Der globale Musikmarkt ist verhältnismäßig übersichtlich. Vier internationale Großkonzerne teilen sich etwa 75 Prozent des Marktes. Einer dieser Big Four hat einen Ableger in der Hamburger Speicherstadt: die Warner Music Group Germany.


Gnarls Barkley trugen Warner nicht zu Grabe, sondern verhalfen ihrem Label nur durch Downloads zu einem Nummer 1-Hit in den Single-Charts. (1)

Gnarls Barkley trugen Warner nicht zu Grabe, sondern verhalfen ihrem Label nur durch Downloads zu einem Nummer 1-Hit in den Single-Charts. (1)

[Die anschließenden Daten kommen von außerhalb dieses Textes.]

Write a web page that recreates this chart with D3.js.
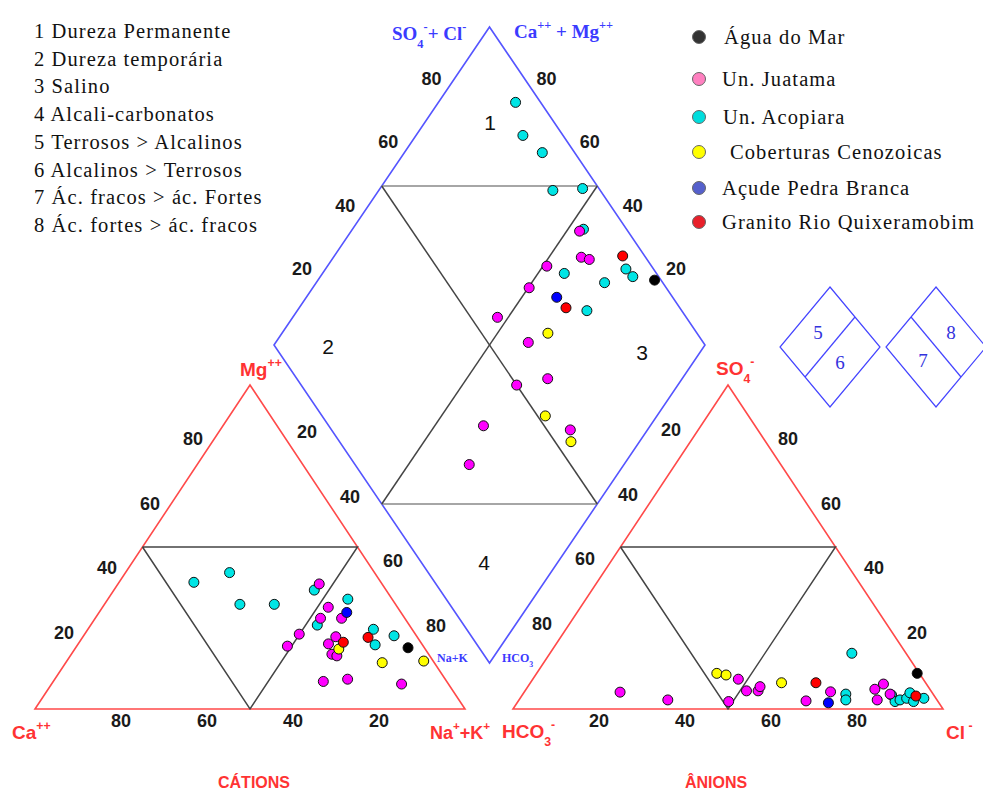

Vor wenigen Jahren sah man den Untergang der klassischen Musikindustrie bereits nahen. Nachdem die Digitalisierung von Musik den Plattenfirmen zuerst Rekordumsätze bescherte, hat sie anschließend fast zu ihrem Ruin geführt. Inzwischen hat sich die zwar Lage entspannt. Das Gesicht der Plattenfirmen hat sich aber in den vergangenen Jahren stark verändert.

Die Gebrüder Warner blickten auf eine wechselvolle Laufbahn zurück, als ihnen 1918 mit „My Four Years in Germany“ ein erster Filmerfolg gelang. Davon beflügelt, zogen sie zunächst in ein kleines Nest namens Hollywood, von dort wenig später nach Burbank, und gründeten 1923 ihr gemeinsames Unternehmen, das sie schlicht Warner Brothers Pictures nannten.

Deutschland ist heute der viertgrößte
Tonträgermarkt der Welt.

Von den Studios der Warner-Brüder in Kalifornien bis zur Warner Music Group in Hamburg liegt allerdings noch ein weiter Weg. Die Wurzeln der Warner Music Group, kurz: WMG, liegen in der Gründung von Warner Bros. Records als Teil der Filmstudios im Jahr 1958. Die weitere Geschichte führt vierzig Jahre durch ein Gewirr aus Übernahmen, Umfirmierungen und Neugründungen wie Warner Brothers Seven Arts, über die Kinney National Company, Warner Communications, Time Warner und AOL Time Warner. 2004 wird Warner Music schließlich an eine Investorengruppe um Edgar Bronfman Jr. verkauft.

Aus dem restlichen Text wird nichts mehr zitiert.